Prisoner recruits into British regiments

Discussion in 'World War 1' started by Jan French, Dec 12, 2015.

  1. Jan French

    Jan French New Member


    Many soldiers on my family tree served with distinction, being awarded MC, MM, DSO, DCM.

    I also have a relative who was charged with murder, plead guilty to manslaughter, & on 11 Dec 1916 was sentenced to 5yrs imprisonment.

    However, 20mths later he was Killed in Action 24 Aug 1918 in France, serving with the King's Royal Rifle Corps, 12th London Regiment 'The Rangers'.

    I have a subscription to but cannot find his Service Papers.
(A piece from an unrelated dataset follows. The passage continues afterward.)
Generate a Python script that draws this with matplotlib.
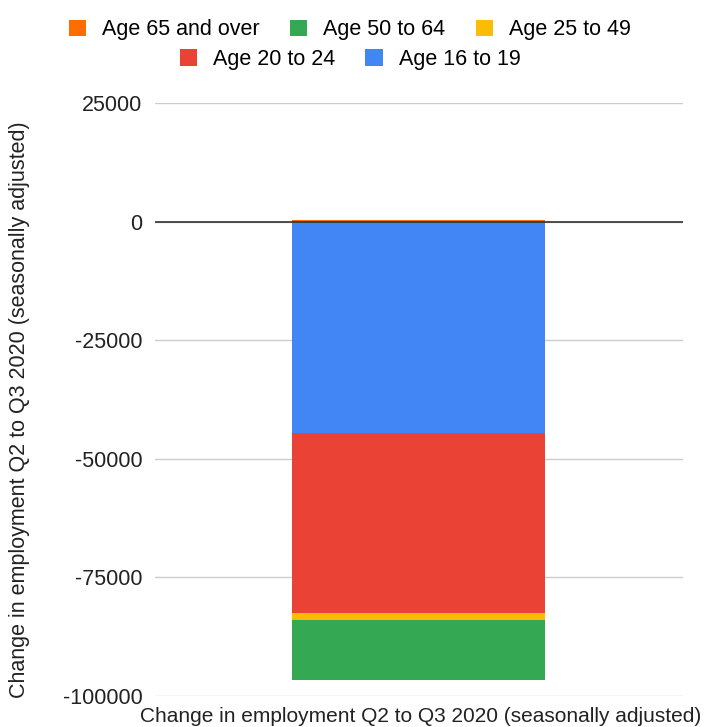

Although, I have found his Medal Roll Index Card, & his Personal Effects entry.

    My question is:
    Due to declining numbers of volunteers, did the British Govt grant amnesties to prisoners prepared to enlist? And was it all kept hush, hush? As I have been unable to find any information on this.

    Thanks for any assistance.
    New Zealand
  2. Interrogator#6

    Interrogator#6 Active Member

    Hello Jan and welcome to the community.

    Your explaination sounds very plausible. I do not know the situation of the British establishment of the Great War but I served in the US Army in the 1980s. It was not unknown for convicted prisoners being offered the option, in some cases, of gaol or of "honourable service".

    I have read of similar 'deals' being afforded to young men at other tiimes in history.
  3. frenchgeordie

    frenchgeordie New Member

    One VC winner, too. One Mariner, formerly of Parkhurst Gaol, Isle of White. Commemorated on the Thiepval Memorial by name, and on the Parkhurst Memorial by number.